The banking industry boomed as foreign aid poured into Afghanistan, with assets expanding by more than 50 percent a year. Kabul Bank’s deposits soared to $1 billion by 2009 after it introduced a new kind of account that gave customers a chance to win a weekly lottery, according to the bank’s annual reports. Farnood amassed property in Dubai and competed in high-stakes poker tournaments in Europe.
The scheme unraveled in 2010, when the central bank learned of the fraud, ordered Farnood and Ferozi to resign and guaranteed the bank’s deposits to stop a run. An investigation by an independent anti-corruption committee commissioned by the Afghan government found that the executives had stolen an amount equivalent to about one-twelfth of the country’s GDP, mainly by giving loans to themselves and their friends that didn’t have to be repaid. One of the alleged beneficiaries was Mahmood Karzai, brother of then-President Hamid Karzai, who wasn’t charged and said he did nothing wrong.

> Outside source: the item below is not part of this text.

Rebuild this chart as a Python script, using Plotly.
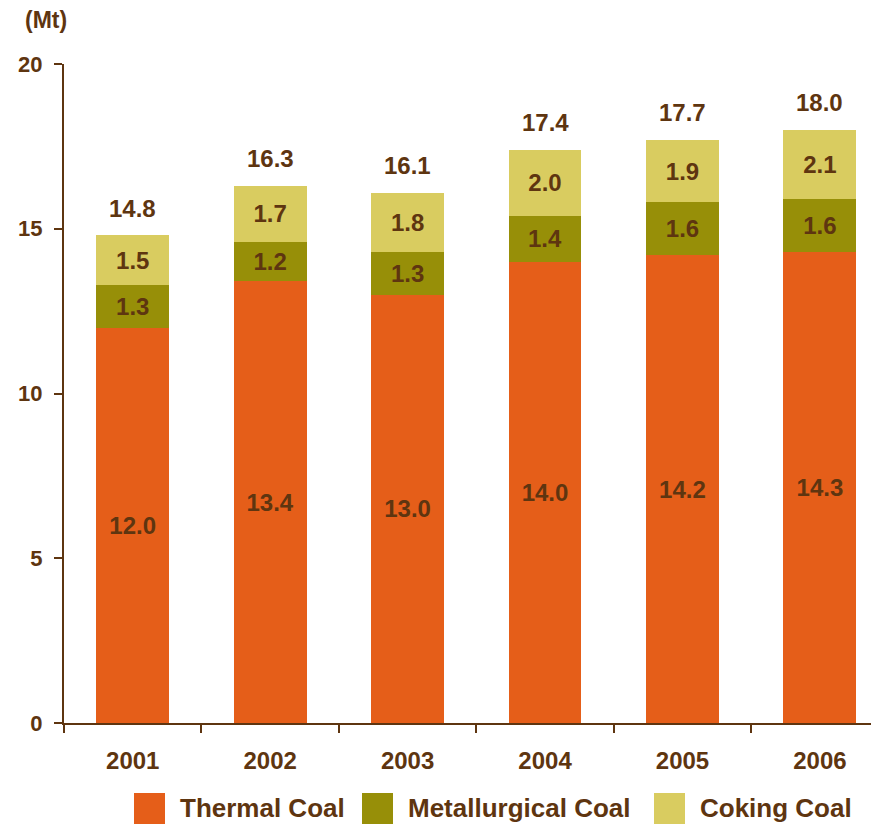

Farnood and Ferozi were sentenced to 15 years in prison, though they were later spotted at restaurants around Kabul. Drago Kos, a member of the anti-corruption committee, said he resigned in protest in November, after Ferozi was introduced as an investor at the official unveiling of a $900 million “Smart City Township” project.
“There were expectations that the new government would do something against corruption, but after one year almost nothing has happened,” Kos said in a telephone interview.
Basir Azizi, a spokesman for Afghanistan’s attorney general, said the culprits are in jail now and the government is making progress collecting the missing money. Ferozi didn’t respond to a Facebook message and lawyers for the two men couldn’t be reached for comment.
Rejected Offer
The Karzai government said from the start that it wanted to sell the bank. The government took out an ad in the Economist in 2012 and organized an event in the United Arab Emirates, according to Aqa at the Treasury Department. Among those who expressed interest were Ehsan Bayat, who owns Afghanistan’s first mobile-phone network, and Canadian banker Stan Bharti. Neither wants to buy it now, their spokesmen said.
In 2013, the Finance Ministry announced it was accepting a $28.5 million bid from Dubai-based Kru Capital Partners, according to a U.S. report on Afghan reconstruction. Karzai’s cabinet rejected it over the objections of the IMF advisers. Kru didn’t respond to messages seeking comment.
“There are a number of people in the government who are very much against privatizing the bank,” Coats said. “Our assumption is they rejected the sale at that time because they wanted to keep that plum in their hands to play with.”
President Ghani has said the government is committed to privatizing the bank this time. Expressions of interest are due March 7. Bidders must have at least $20 million in cash and no connection to the previous owners. Yama Torabi, another member of the anti-corruption committee, said the ideal buyer would already have operations in a war zone.
“It’s a risky investment in a country like Afghanistan, but it can be profitable,” Torabi said. “There’s a huge potential in Afghanistan’s banking sector.”